Functional Error Models to Accelerate Nested Sampling

Abstract:

The main challenge in groundwater problems is the reliance on large numbers of unknown parameters with wide rage of associated uncertainties. To translate this uncertainty to quantities of interest (for instance the concentration of pollutant in a drinking well), a large number of forward flow simulations is required.

To make the problem computationally tractable, Josset et al. (2013, 2014) introduced the concept of functional error models. It consists in two elements: a proxy model that is cheaper to evaluate than the full physics flow solver and an error model to account for the missing physics. The coupling of the proxy model and the error models provides reliable predictions that approximate the full physics model's responses. The error model is tailored to the problem at hand by building it for the question of interest. It follows a typical approach in machine learning where both the full physics and proxy models are evaluated for a training set (subset of realizations) and the set of responses is used to construct the error model using functional data analysis. Once the error model is devised, a prediction of the full physics response for a new geostatistical realization can be obtained by computing the proxy response and applying the error model.

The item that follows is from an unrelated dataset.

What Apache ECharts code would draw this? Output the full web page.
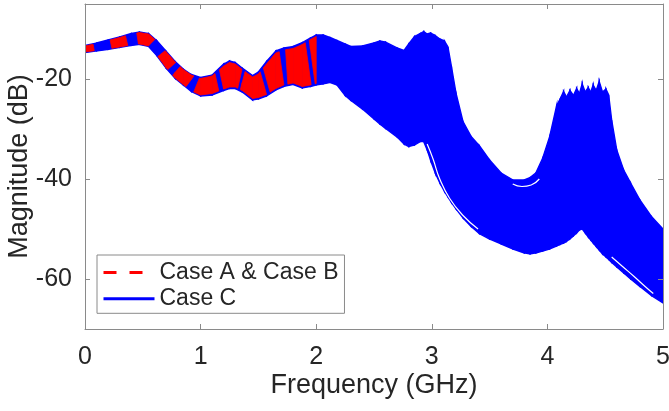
<!DOCTYPE html>
<html>
<head>
<meta charset="utf-8">
<script src="https://cdn.jsdelivr.net/npm/echarts@6/dist/echarts.min.js"></script>
<style>
html,body{margin:0;padding:0;background:#fff;}
#chart{width:669px;height:411px;}
</style>
</head>
<body>
<div id="chart"></div>
<script>
// ---- Data ----
const xTicks = [0, 1, 2, 3, 4, 5];
const yTicks = [-60, -40, -20];

// Case C envelope (GHz, dB)
const freqC = [0, 0.1, 0.2, 0.3, 0.4, 0.47, 0.55, 0.62, 0.7, 0.78, 0.85, 0.92, 1.0, 1.1, 1.2, 1.25, 1.3, 1.36, 1.45, 1.5, 1.57, 1.65, 1.72, 1.8, 1.88, 1.95, 2.0,
  2.06, 2.12, 2.18, 2.25, 2.3, 2.4, 2.5, 2.55, 2.6, 2.7, 2.76, 2.8, 2.85, 2.9, 2.93, 2.96, 2.99, 3.03, 3.07, 3.11, 3.14, 3.17, 3.21, 3.27, 3.34, 3.41,
  3.5, 3.6, 3.7, 3.8, 3.85, 3.9, 3.96, 4.02, 4.08, 4.11, 4.14, 4.165, 4.195, 4.225, 4.253, 4.277, 4.301, 4.327, 4.353, 4.375, 4.396, 4.422, 4.448,
  4.477, 4.506, 4.53, 4.556, 4.6, 4.66, 4.72, 4.8, 4.9, 5.0];
const caseCUpper = [-13.3, -12.8, -12.2, -11.6, -10.9, -10.6, -10.9, -12.3, -14.4, -16.5, -18.0, -19.1, -19.7, -19.2, -17.0, -16.4, -16.7, -17.8, -19.3, -18.6, -16.5, -14.4, -13.8, -13.5, -12.7, -11.8, -11.2,
  -11.2, -11.7, -12.3, -13.0, -13.5, -13.4, -12.8, -12.4, -12.6, -13.8, -14.3, -13.0, -11.5, -10.9, -10.5, -11.0, -10.8, -11.3, -12.0, -12.4, -13.6, -17.5, -22.9, -28.5, -31.5, -33.3,
  -36.2, -38.8, -40.2, -40.2, -39.7, -38.8, -35.8, -31.5, -25.3, -24.0, -22.5, -23.6, -22.3, -23.3, -21.9, -22.9, -21.0, -22.6, -21.7, -22.6, -21.2, -22.3, -20.5,
  -22.6, -22.0, -23.2, -28.2, -34.2, -38.2, -40.8, -44.2, -47.5, -50.0];
const caseCLower = [-14.7, -14.4, -14.1, -13.7, -13.3, -13.1, -13.5, -15.3, -17.8, -19.9, -21.2, -22.5, -23.4, -23.2, -22.3, -21.9, -21.9, -22.6, -24.2, -24.0, -23.4, -22.2, -21.5, -21.1, -21.8, -21.5, -21.2,
  -21.0, -20.7, -21.2, -23.3, -24.3, -26.0, -28.0, -29.0, -29.9, -31.6, -33.0, -33.5, -33.2, -32.5, -32.5, -34.2, -36.3, -38.8, -40.8, -42.5, -43.6, -44.7, -46.0, -47.8, -49.5, -50.9,
  -52.0, -53.0, -54.0, -54.8, -55.0, -54.8, -54.4, -54.0, -53.4, -53.1, -52.8, -52.5, -52.0, -51.4, -50.8, -50.2, -50.0, -50.8, -51.6, -52.2, -52.8, -53.5, -54.2,
  -55.0, -55.6, -56.1, -56.7, -57.6, -58.8, -60.0, -61.5, -63.3, -64.8];

// thin gaps between Case C curve families (GHz, dB)
const gapC1 = [[2.96, -33.0], [3.011, -36.0], [3.069, -40.0], [3.155, -43.9], [3.27, -47.3], [3.40, -50.0]];
const gapC2 = [[3.70, -41.0], [3.78, -41.5], [3.86, -41.2], [3.93, -40.0]];
const gapC3 = [[4.556, -55.6], [4.65, -57.5], [4.75, -59.5], [4.85, -61.6], [4.916, -62.9]];

// Case A & Case B envelope (GHz, dB)
const freqAB = [0, 0.1, 0.2, 0.3, 0.4, 0.47, 0.55, 0.62, 0.7, 0.78, 0.85, 0.92, 1.0, 1.1, 1.2, 1.25, 1.3, 1.36, 1.45, 1.5, 1.57, 1.65, 1.72, 1.8, 1.88, 1.95, 2.0];
const caseABUpper = [-13.4, -12.9, -12.3, -11.7, -11.0, -10.7, -11.0, -12.4, -14.5, -16.6, -18.1, -19.2, -19.9, -19.4, -17.4, -16.7, -17.0, -18.1, -19.6, -19.0, -17.0, -14.8, -14.2, -13.9, -13.1, -12.1, -11.5];
const caseABLower = [-14.6, -14.3, -14.0, -13.6, -13.2, -13.0, -13.4, -15.2, -17.7, -19.8, -21.1, -22.4, -23.2, -22.9, -22.0, -21.6, -21.6, -22.3, -23.9, -23.7, -23.1, -21.9, -21.2, -20.8, -21.5, -21.2, -20.9];

// dash stripes of the Case A & Case B bundle (GHz ranges where red shows)
const abStripes = [[0, 0.075], [0.225, 0.36], [0.455, 0.575], [0.66, 0.75], [0.79, 0.905], [0.965, 1.14], [1.18, 1.34], [1.365, 1.54], [1.57, 1.70], [1.745, 1.93], [1.965, 2.0]];

// ---- Build options ----
const RED = '#ff0000', BLUE = '#0000ff';
const TXT = '#262626', AX = '#8a8a8a';
const FONT = '"Liberation Sans", Arial, Helvetica, sans-serif';

function segments(freq, up, lo) {
  const out = [];
  for (let i = 0; i < freq.length - 1; i++) {
    out.push([freq[i], freq[i + 1], up[i], lo[i], up[i + 1], lo[i + 1]]);
  }
  return out;
}
const cSegs = segments(freqC, caseCUpper, caseCLower);
const abSegs = segments(freqAB, caseABUpper, caseABLower);

function quad(api) {
  const x0 = api.value(0), x1 = api.value(1);
  return [api.coord([x0, api.value(2)]), api.coord([x1, api.value(4)]),
          api.coord([x1, api.value(5)]), api.coord([x0, api.value(3)])];
}

function renderBlue(params, api) {
  return {
    type: 'polygon', shape: { points: quad(api) },
    style: { fill: BLUE, stroke: BLUE, lineWidth: 1.4 }
  };
}

// clip a polygon by half-plane (X - p) . d * sign >= 0
function clipHalf(poly, p, d, sign) {
  const out = [];
  const f = q => ((q[0] - p[0]) * d[0] + (q[1] - p[1]) * d[1]) * sign;
  for (let i = 0; i < poly.length; i++) {
    const a = poly[i], b = poly[(i + 1) % poly.length];
    const fa = f(a), fb = f(b);
    if (fa >= 0) out.push(a);
    if ((fa >= 0) !== (fb >= 0)) {
      const t = fa / (fa - fb);
      out.push([a[0] + (b[0] - a[0]) * t, a[1] + (b[1] - a[1]) * t]);
    }
  }
  return out;
}

// stripe boundary: point on band centre line at frequency s and (partly) local direction of the band (pixels)
function boundary(api, s) {
  let k = 0;
  while (k < freqAB.length - 2 && freqAB[k + 1] < s) k++;
  const c0 = api.coord([freqAB[k], (caseABUpper[k] + caseABLower[k]) / 2]);
  const c1 = api.coord([freqAB[k + 1], (caseABUpper[k + 1] + caseABLower[k + 1]) / 2]);
  const px = api.coord([s, 0])[0];
  const t = (px - c0[0]) / (c1[0] - c0[0]);
  const p = [c0[0] + (c1[0] - c0[0]) * t, c0[1] + (c1[1] - c0[1]) * t];
  const slant = s < 1.0 ? 1 : 0.35;
  const dx = c1[0] - c0[0], dy = (c1[1] - c0[1]) * slant;
  const len = Math.hypot(dx, dy);
  return { p: p, d: [dx / len, dy / len] };
}

function renderRed(params, api) {
  const q = quad(api);
  const children = [];
  abStripes.forEach(s => {
    let poly = q;
    if (s[0] > freqAB[0]) {
      const b0 = boundary(api, s[0]);
      poly = clipHalf(poly, b0.p, b0.d, 1);
    }
    if (poly.length >= 3 && s[1] < freqAB[freqAB.length - 1]) {
      const b1 = boundary(api, s[1]);
      poly = clipHalf(poly, b1.p, b1.d, -1);
    }
    if (poly.length >= 3) {
      children.push({ type: 'polygon', shape: { points: poly }, style: { fill: RED, stroke: RED, lineWidth: 0.8 } });
    }
  });
  return { type: 'group', children: children };
}

const chart = echarts.init(document.getElementById('chart'), null, { renderer: 'canvas' });
const axisLineStyle = { color: AX, width: 1 };
const gapSeries = (name, data) => ({
  name: name, type: 'line', data: data, smooth: true, symbol: 'none', z: 2.5, silent: true,
  lineStyle: { color: '#ffffff', width: 1.2 }
});

chart.setOption({
  animation: false,
  backgroundColor: '#fff',
  textStyle: { fontFamily: FONT },
  grid: { left: 85, top: 4, width: 578, height: 325, containLabel: false, outerBoundsMode: 'none' },
  xAxis: [{
    type: 'value', min: 0, max: 5, interval: 1, position: 'bottom', z: 10,
    name: 'Frequency (GHz)', nameLocation: 'middle', nameGap: 43, nameMoveOverlap: false,
    nameTextStyle: { fontSize: 27, color: TXT, fontFamily: FONT },
    axisLine: { show: true, onZero: false, lineStyle: axisLineStyle },
    axisTick: { show: true, inside: true, length: 5, lineStyle: axisLineStyle, customValues: xTicks },
    axisLabel: { fontSize: 25, color: TXT, margin: 16, fontFamily: FONT, customValues: xTicks },
    splitLine: { show: false }
  }, {
    type: 'value', min: 0, max: 5, interval: 1, position: 'top', z: 10,
    axisLine: { show: true, onZero: false, lineStyle: axisLineStyle },
    axisTick: { show: true, inside: true, length: 5, lineStyle: axisLineStyle, customValues: xTicks },
    axisLabel: { show: false },
    splitLine: { show: false }
  }],
  yAxis: [{
    type: 'value', min: -70, max: -5, position: 'left', z: 10,
    name: 'Magnitude (dB)', nameLocation: 'middle', nameGap: 52, nameRotate: 90, nameMoveOverlap: false,
    nameTextStyle: { fontSize: 27, color: TXT, fontFamily: FONT },
    axisLine: { show: true, onZero: false, lineStyle: axisLineStyle },
    axisTick: { show: true, inside: true, length: 5, lineStyle: axisLineStyle, customValues: yTicks },
    axisLabel: { fontSize: 25, color: TXT, margin: 13, fontFamily: FONT, customValues: yTicks },
    splitLine: { show: false }
  }, {
    type: 'value', min: -70, max: -5, position: 'right', z: 10,
    axisLine: { show: true, onZero: false, lineStyle: axisLineStyle },
    axisTick: { show: true, inside: true, length: 5, lineStyle: axisLineStyle, customValues: yTicks },
    axisLabel: { show: false },
    splitLine: { show: false }
  }],
  legend: {
    orient: 'vertical', left: 97, top: 255,
    padding: [6, 6, 3, 5], itemGap: 3.3, itemWidth: 51, itemHeight: 24,
    backgroundColor: '#fff', borderColor: AX, borderWidth: 1,
    textStyle: { fontSize: 23, color: TXT, fontFamily: FONT },
    selectedMode: false,
    data: [
      { name: 'Case A & Case B', lineStyle: { color: RED, width: 3, type: [13, 13] }, itemStyle: { color: 'rgba(0,0,0,0)', borderWidth: 0 } },
      { name: 'Case C', lineStyle: { color: BLUE, width: 3, type: 'solid' }, itemStyle: { color: 'rgba(0,0,0,0)', borderWidth: 0 } }
    ]
  },
  series: [
    {
      name: 'Case C band', type: 'custom', renderItem: renderBlue, data: cSegs,
      encode: { x: [0, 1], y: [2, 3, 4, 5] }, clip: true, z: 2, silent: true,
      itemStyle: { color: BLUE }
    },
    gapSeries('gap1', gapC1),
    gapSeries('gap2', gapC2),
    gapSeries('gap3', gapC3),
    {
      name: 'Case A & Case B band', type: 'custom', renderItem: renderRed, data: abSegs,
      encode: { x: [0, 1], y: [2, 3, 4, 5] }, clip: true, z: 3, silent: true,
      itemStyle: { color: RED }
    },
    { name: 'Case A & Case B', type: 'line', data: [], symbol: 'none', lineStyle: { color: RED, type: [13, 13], width: 3 }, itemStyle: { color: RED } },
    { name: 'Case C', type: 'line', data: [], symbol: 'none', lineStyle: { color: BLUE, width: 3 }, itemStyle: { color: BLUE } }
  ]
});
</script>
</body>
</html>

We propose the use of functional error models in a Bayesian inference context by combining it to the Nested Sampling (Skilling 2006; El Sheikh et al. 2013, 2014). Nested Sampling offers a mean to compute the Bayesian Evidence by transforming the multidimensional integral into a 1D integral. The algorithm is simple: starting with an active set of samples, at each iteration, the sample with the lowest likelihood is kept aside and replaced by a sample of higher likelihood. The main challenge is to find this sample of higher likelihood. We suggest a new approach: first the active set is sampled, both proxy and full physics models are run and the functional error model is build. Then, at each iteration of the Nested Sampling algorithm, the proposed geostatistical realization is first evaluated through the approximate model to decide whether it is useful or not to perform a full physics simulation. This improves the acceptance rate of full physics simulations and opens the door to iteratively test the performance and improve the quality of the error model.